Habit one: they are clear before they are confident
We tend to think presence is about confidence. It is actually about clarity. A leader who knows exactly what they think, and can say it in one sentence, reads as commanding even if they are quiet. A leader who is confident but muddy reads as bluster.
The work happens before the room. What is the one thing I want people to leave understanding? If you cannot answer that in a sentence, you are not ready to walk in, no matter how confident you feel. Clarity is a discipline you do at your desk, and it shows up as presence in the room.
Habit two: they hold a pause
Most people, under pressure, speed up. They fill silence, rush their point, and pile on qualifiers. Leaders with presence do the opposite. They slow down. They let a question land before answering. They are comfortable with two seconds of silence that would make everyone else nervous.
The pause signals something powerful: I am not anxious, and I am thinking.
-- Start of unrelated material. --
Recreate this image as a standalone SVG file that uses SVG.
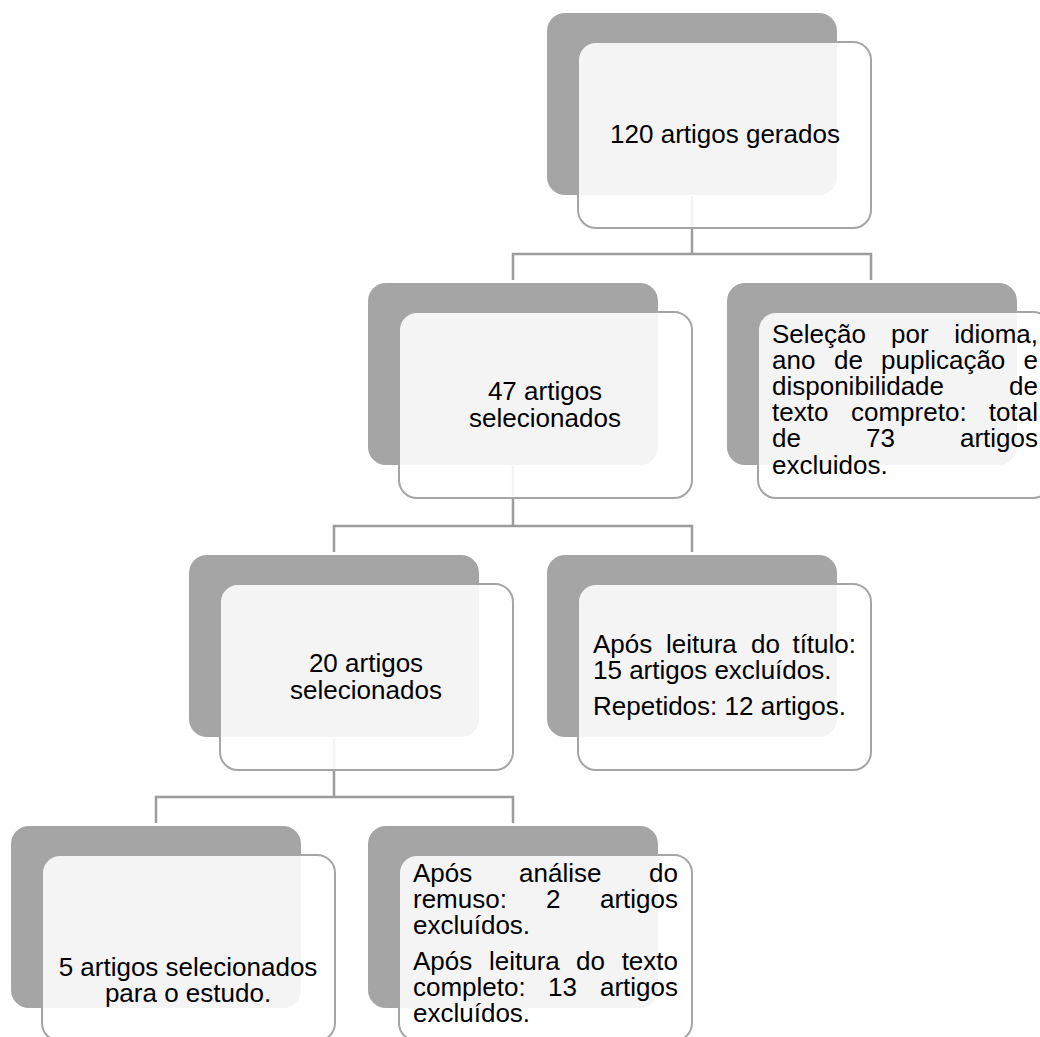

You cannot fake it with technique alone, but you can practice it. Next time you are asked a hard question, count one beat before you answer. That single beat changes how the whole room reads you.
Habit three: they read the room and adjust
Presence is not a performance you deliver regardless of audience. It is responsiveness. The leaders who have it are watching: who is leaning in, who just checked out, where the energy went when they said that thing about the budget. And they adjust in real time.
This is the opposite of the advice to “just be yourself and power through.” Being attuned to the room is not weakness. It is the difference between a leader who connects and one who simply transmits.
Habit four: they take up the right amount of space
Too little and you disappear. Too much and you dominate, which is its own kind of weakness. Leaders with presence calibrate. They speak when their contribution adds something and stay quiet when it does not. They make room for others and then say the thing that moves the conversation forward.
Watch a senior leader you admire in a meeting. Notice they are often not the one talking most. They are the one whose few contributions change the direction of the discussion. That is presence: impact per word, not words per minute.
The uncomfortable truth
Here is what makes presence hard to teach in a workshop and easy to build in coaching: it is mostly about managing your own state. Clarity, the pause, attunement, calibration, all of them collapse the moment you are flooded with anxiety. Which is why the real work of executive presence is not communication technique. It is learning to stay grounded when the stakes are high.
That is slow work, and personal, and it does not fit on a slide. But it is learnable. I have watched leaders who were sure they “just didn’t have it” build every one of these habits. Presence was never a gift they were missing. It was a practice they had not started.